Monday, March 9, 2009

A Continental Flavor



I've recently listened to two books on CD, both narrator by Patricia Conolly, that confirmed a sneaking suspicion I've had regarding the difference between Continental European writing for children and US, or even British, writing for the same audience.


Silvana De Mari's The Last Dragon and Eva Ibbotson's The Dragonfly Pool couldn't be two more different types of books. The first is a fantasy which tells the story of Yorsh, the last elf, and the humans with whom he interacts, and the last dragon. It is high fantasy, spanning the lives of two generations, with only lightly veiled commentary on human politics and quite a bit of wry humor.

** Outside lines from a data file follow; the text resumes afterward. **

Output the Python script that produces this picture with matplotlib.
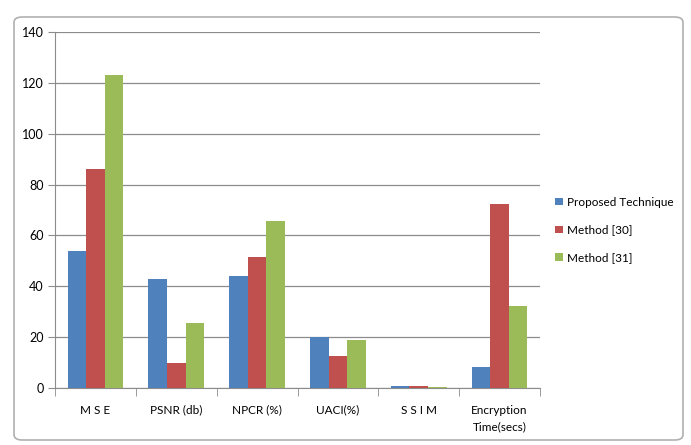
import numpy as np
import matplotlib
matplotlib.use("Agg")
import matplotlib.pyplot as plt
from matplotlib.patches import FancyBboxPatch

categories = ["M S E", "PSNR (db)", "NPCR (%)", "UACI(%)", "S S I M", "Encryption\nTime(secs)"]
proposed   = [53.8, 42.9, 44.2, 20.0, 0.6, 8.3]
method_30  = [86.2, 9.9, 51.7, 12.6, 0.6, 72.3]
method_31  = [123.2, 25.5, 65.8, 19.0, 0.5, 32.3]
series = [("Proposed Technique", proposed, "#4F81BD"),
          ("Method [30]", method_30, "#C0504D"),
          ("Method [31]", method_31, "#9BBB59")]

plt.rcParams["font.family"] = ["Lato", "DejaVu Sans"]

fig = plt.figure(figsize=(6.91, 4.45), dpi=100)
fig.patch.set_facecolor("white")

# chart frame (excel style), kept behind the axes
frame = FancyBboxPatch((14 / 691, 5 / 445), 669 / 691, 423 / 445,
                       boxstyle="round,pad=0,rounding_size=0.012",
                       transform=fig.transFigure, facecolor="white",
                       edgecolor="#B0B0B0", linewidth=1.2, zorder=-5)
fig.patches.append(frame)

ax = fig.add_axes([55 / 691, 57 / 445, 485 / 691, 356 / 445])
ax.set_zorder(2)
ax.patch.set_alpha(0)
x = np.arange(len(categories))
w = 0.23
for i, (name, vals, col) in enumerate(series):
    ax.bar(x + (i - 1) * w, vals, w, color=col, label=name, zorder=3)

ax.set_xlim(-0.5, len(categories) - 0.5)
ax.set_ylim(0, 140)
ax.set_yticks(range(0, 141, 20))
ax.grid(axis="y", color="#8C8C8C", linewidth=0.9, zorder=0)
for s in ["top", "right"]:
    ax.spines[s].set_visible(False)
ax.spines["left"].set_color("#8C8C8C")
ax.spines["bottom"].set_color("#8C8C8C")

ax.set_xticks(x)
ax.set_xticklabels(categories, fontsize=8.5, linespacing=1.6, va="top")
ax.tick_params(axis="x", length=0, pad=12)
ax.set_xticks(np.arange(-0.5, len(categories)), minor=True)
ax.tick_params(axis="x", which="minor", length=6, color="#8C8C8C", direction="out")
ax.tick_params(axis="y", length=5, color="#8C8C8C", labelsize=9, pad=3)

ax.legend(loc="center left", bbox_to_anchor=(1.01, 0.444), frameon=False,
          fontsize=8.5, handlelength=0.6, handleheight=0.6, handletextpad=0.4,
          labelspacing=1.4)

fig.savefig("out.png", dpi=100)
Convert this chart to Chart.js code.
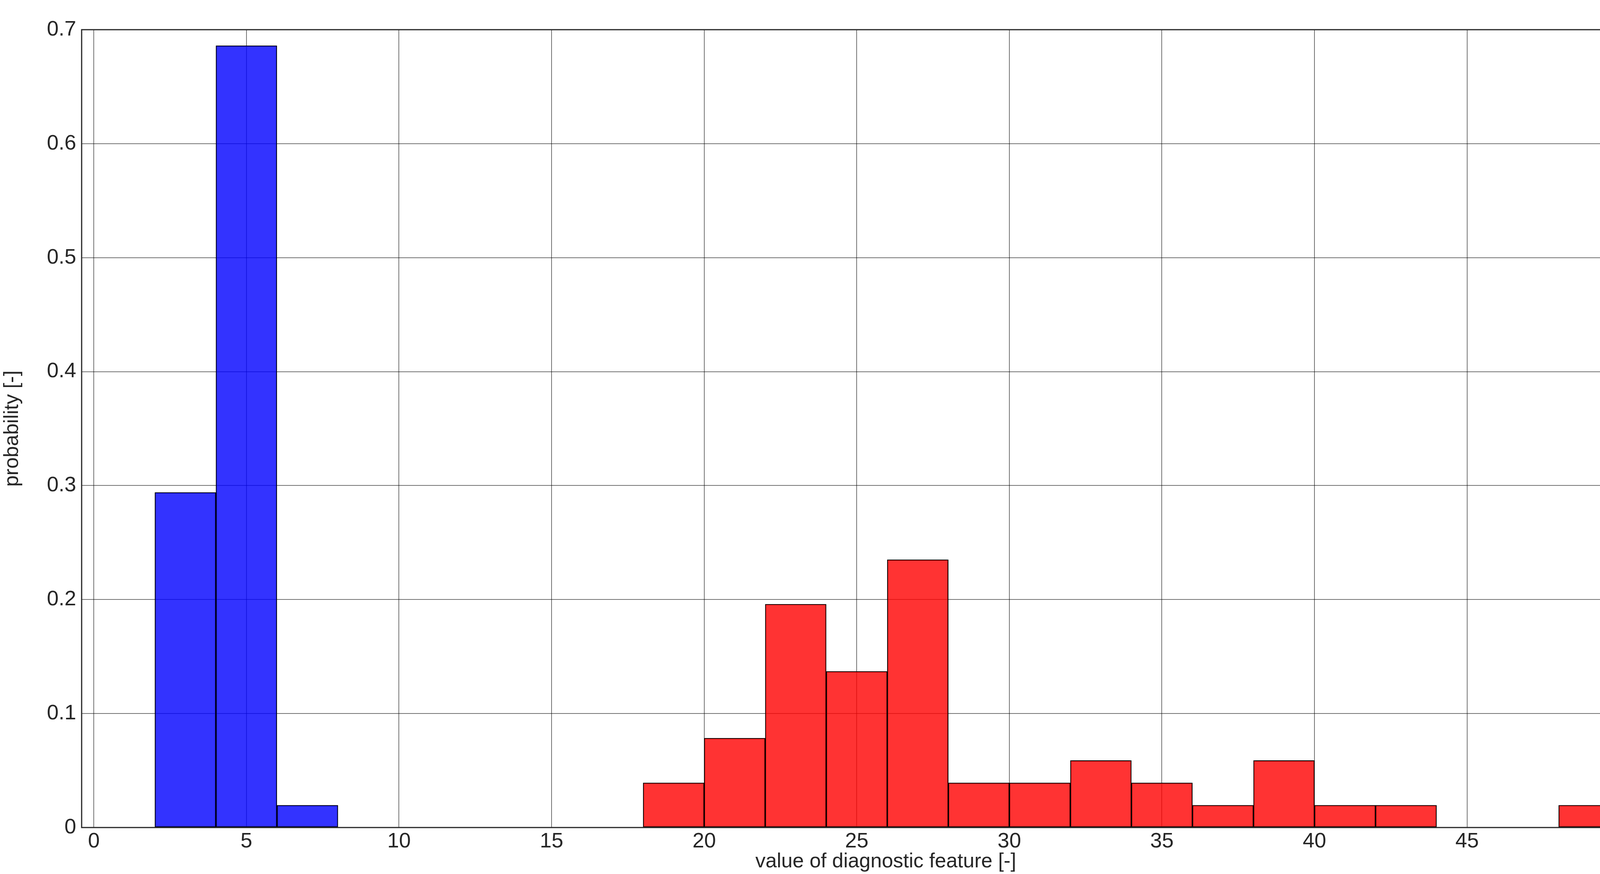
<!DOCTYPE html>
<html>
<head>
<meta charset="utf-8">
<script src="https://cdn.jsdelivr.net/npm/chart.js@4"></script>
<style>
  html, body { margin: 0; padding: 0; background: #fff; overflow: hidden; }
  canvas { display: block; }
</style>
</head>
<body>
<canvas id="histChart" width="4383" height="2238" style="width:4383px;height:2238px"></canvas>
<script>
// ===== Data (bin centres, bin width 2) =====
const p2Centers = [3, 5, 7];
const p2Values = [0.294, 0.686, 0.0196];
const in2Centers = [19, 21, 23, 25, 27, 29, 31, 33, 35, 37, 39, 41, 43, 45, 47, 49];
const in2Values = [0.0392, 0.0784, 0.196, 0.137, 0.235, 0.0392, 0.0392, 0.0588, 0.0392, 0.0196, 0.0588, 0.0196, 0.0196, 0, 0, 0.0196];
const xTicks = [0, 5, 10, 15, 20, 25, 30, 35, 40, 45, 50];
const seriesNames = ['in2', 'p2'];

const FONT = 'Liberation Sans, Arial, sans-serif';
const RED = 'rgba(255,0,0,0.8)';
const BLUE = 'rgba(0,0,255,0.8)';

// frame + legend drawn on top of the plot area
const framePlugin = {
  id: 'frame',
  afterDatasetsDraw(chart) {
    const { ctx, chartArea: a } = chart;
    ctx.save();
    ctx.strokeStyle = '#262626';
    ctx.lineWidth = 3;
    ctx.strokeRect(a.left, a.top, a.right - a.left, a.bottom - a.top);

    // legend box
    const bx = a.right - 217, by = a.top + 24, bw = 193, bh = 145;
    ctx.fillStyle = '#fff';
    ctx.fillRect(bx, by, bw, bh);
    ctx.lineWidth = 2;
    ctx.strokeStyle = '#333';
    ctx.strokeRect(bx, by, bw, bh);
    const colors = [RED, BLUE];
    ctx.font = '58px ' + FONT;
    ctx.textBaseline = 'middle';
    seriesNames.forEach((name, i) => {
      const sy = by + 11 + i * 72;
      ctx.fillStyle = colors[i];
      ctx.fillRect(bx + 9, sy, 90, 51);
      ctx.strokeStyle = '#000';
      ctx.strokeRect(bx + 9, sy, 90, 51);
      ctx.fillStyle = '#000';
      ctx.fillText(name, bx + 103, sy + 28);
    });
    ctx.restore();
  }
};

function toPoints(xs, ys) {
  return xs.map((x, i) => ({ x, y: ys[i] }));
}

const ctx = document.getElementById('histChart').getContext('2d');
new Chart(ctx, {
  type: 'bar',
  data: {
    datasets: [
      {
        label: seriesNames[0],
        data: toPoints(in2Centers, in2Values),
        backgroundColor: RED,
        borderColor: '#000',
        borderWidth: 2,
        borderSkipped: false,
      },
      {
        label: seriesNames[1],
        data: toPoints(p2Centers, p2Values),
        backgroundColor: BLUE,
        borderColor: '#000',
        borderWidth: 2,
        borderSkipped: false,
      },
    ],
  },
  options: {
    responsive: false,
    devicePixelRatio: 1,
    animation: false,
    grouped: false,
    barPercentage: 1,
    categoryPercentage: 1,
    layout: { padding: { left: 0, top: 76, right: 57, bottom: 0 } },
    plugins: {
      legend: { display: false },
      tooltip: { enabled: false },
    },
    scales: {
      x: {
        type: 'linear',
        offset: false,
        min: -0.4,
        max: 52.3,
        afterBuildTicks: (axis) => { axis.ticks = xTicks.map((v) => ({ value: v })); },
        afterFit: (axis) => { axis.height = 119; },
        grid: { color: 'rgba(0,0,0,0.55)', lineWidth: 2, drawTicks: false, offset: false },
        border: { display: false },
        ticks: { color: '#262626', font: { family: FONT, size: 54 }, padding: 4 },
        title: {
          display: true,
          text: 'value of diagnostic feature [-]',
          color: '#262626',
          font: { family: FONT, size: 52 },
          padding: { top: 0, bottom: 0 },
        },
      },
      y: {
        min: 0,
        max: 0.7,
        afterFit: (axis) => { axis.width = 209; },
        grid: { color: 'rgba(0,0,0,0.55)', lineWidth: 2, drawTicks: false },
        border: { display: false },
        ticks: {
          stepSize: 0.1,
          color: '#262626',
          font: { family: FONT, size: 54 },
          padding: 14,
          callback: (v) => (Math.round(v * 10) / 10).toString(),
        },
        title: {
          display: true,
          text: 'probability [-]',
          color: '#262626',
          font: { family: FONT, size: 52 },
          padding: { top: 0, bottom: 6 },
        },
      },
    },
  },
  plugins: [framePlugin],
});
</script>
</body>
</html>
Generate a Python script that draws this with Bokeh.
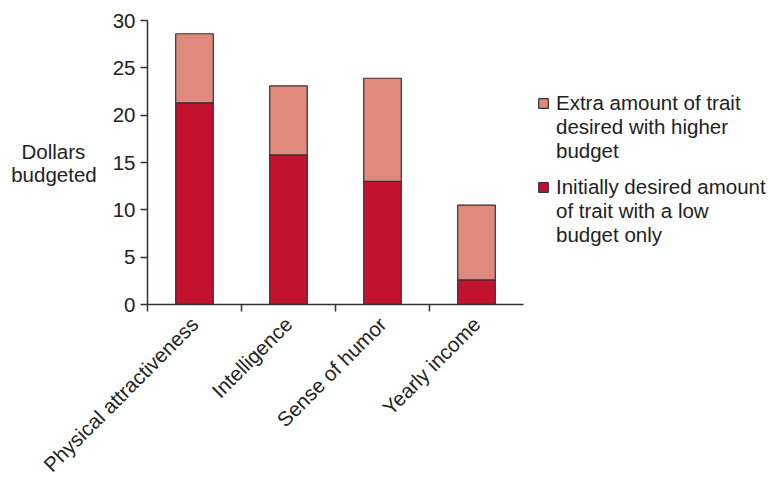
from math import pi
from bokeh.plotting import figure
from bokeh.models import ColumnDataSource, Range1d, FixedTicker, Legend, LegendItem
from bokeh.embed import file_html
from bokeh.resources import INLINE

categories = ["Physical attractiveness", "Intelligence", "Sense of humor", "Yearly income"]
initial = [21.3, 15.8, 13.0, 2.6]
extra = [7.3, 7.3, 10.9, 7.9]
y_ticks = [0, 5, 10, 15, 20, 25, 30]
legend_extra = ["Extra amount of trait", "desired with higher", "budget"]
legend_initial = ["Initially desired amount", "of trait with a low", "budget only"]
y_label = "Dollars\u00a0\u00a0\nbudgeted"

DARK = "#C3122F"
LIGHT = "#DF8A7C"
EDGE = "#333333"
TEXT = "#222222"
FONT = "Liberation Sans"
FS = "20.5px"

n = len(categories)
xs = [i + 0.5 for i in range(n)]
source = ColumnDataSource(dict(x=xs, initial=initial, extra=extra))

p = figure(frame_width=376, frame_height=284, output_backend="svg", toolbar_location=None,
           x_range=Range1d(0, n), y_range=Range1d(0, 30),
           min_border_left=147, min_border_right=251, min_border_top=20, min_border_bottom=0)

rs = p.vbar_stack(["initial", "extra"], x="x", width=0.4, source=source,
                  fill_color=[DARK, LIGHT], line_color=EDGE, line_width=1.2)
# invisible renderer used only for continuation lines of the legend
blank = p.vbar(x=[], top=[], width=0.4, fill_alpha=0, line_alpha=0)

p.xgrid.visible = False
p.ygrid.visible = False
p.outline_line_color = None

# x axis
xa = p.xaxis[0]
xa.ticker = FixedTicker(ticks=xs, minor_ticks=list(range(n)))
xa.major_label_overrides = {x: c for x, c in zip(xs, categories)}
xa.major_label_orientation = pi / 4
xa.major_tick_line_color = None
xa.minor_tick_line_color = EDGE
xa.minor_tick_out = 7
xa.minor_tick_in = 0
xa.minor_tick_line_width = 1.5
xa.axis_line_color = EDGE
xa.axis_line_width = 1.5
xa.major_label_text_font = FONT
xa.major_label_text_font_size = FS
xa.major_label_text_color = TEXT
xa.major_label_standoff = 9

# y axis
ya = p.yaxis[0]
ya.ticker = FixedTicker(ticks=y_ticks, minor_ticks=[])
ya.major_tick_out = 7
ya.major_tick_in = 0
ya.major_tick_line_color = EDGE
ya.major_tick_line_width = 1.5
ya.axis_line_color = EDGE
ya.axis_line_width = 1.5
ya.major_label_text_font = FONT
ya.major_label_text_font_size = FS
ya.major_label_text_color = TEXT
ya.major_label_standoff = 5
ya.axis_label = y_label
ya.axis_label_orientation = "horizontal"
ya.axis_label_text_align = "center"
ya.axis_label_text_line_height = 1.0
ya.axis_label_text_font = FONT
ya.axis_label_text_font_size = FS
ya.axis_label_text_font_style = "normal"
ya.axis_label_text_color = TEXT
ya.axis_label_standoff = 13

items = [LegendItem(label=legend_extra[0], renderers=[rs[1]])]
items += [LegendItem(label=t, renderers=[blank]) for t in legend_extra[1:]]
items += [LegendItem(label="", renderers=[blank])]
items += [LegendItem(label=legend_initial[0], renderers=[rs[0]])]
items += [LegendItem(label=t, renderers=[blank]) for t in legend_initial[1:]]

legend = Legend(items=items, location=(14, 57), border_line_color=None,
                background_fill_alpha=0, label_text_font=FONT, label_text_font_size=FS,
                label_text_color=TEXT, glyph_width=12, glyph_height=12, label_height=8,
                spacing=0, label_standoff=7, padding=0, margin=0)
p.add_layout(legend, "right")

open("out.html", "w").write(file_html(p, INLINE))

The second is historical fiction, though Ibbotson is probably better known for her fantasy. It is the story of Tally, a girl who is sent from London to a "progressive school" at the start of World War II, and then travels to the fictionalized "Bergania" which seems to hearken back to Ibottson's own native Austria. The narrative then switches to focus on Karil, the prince of the soon invaded country.


What is the similarity between these two?


I think it is pacing. Like Cornelia Funke, both Di Mari and Ibbotson take their time telling this story. The pleasure in these tales is not the breathtaking action scenes, but the overlays and reflections as we move from one scene to the next, delighting in the clever foreshadowing and backtracking and subtle humor. I wonder if this is a "continental flavor?"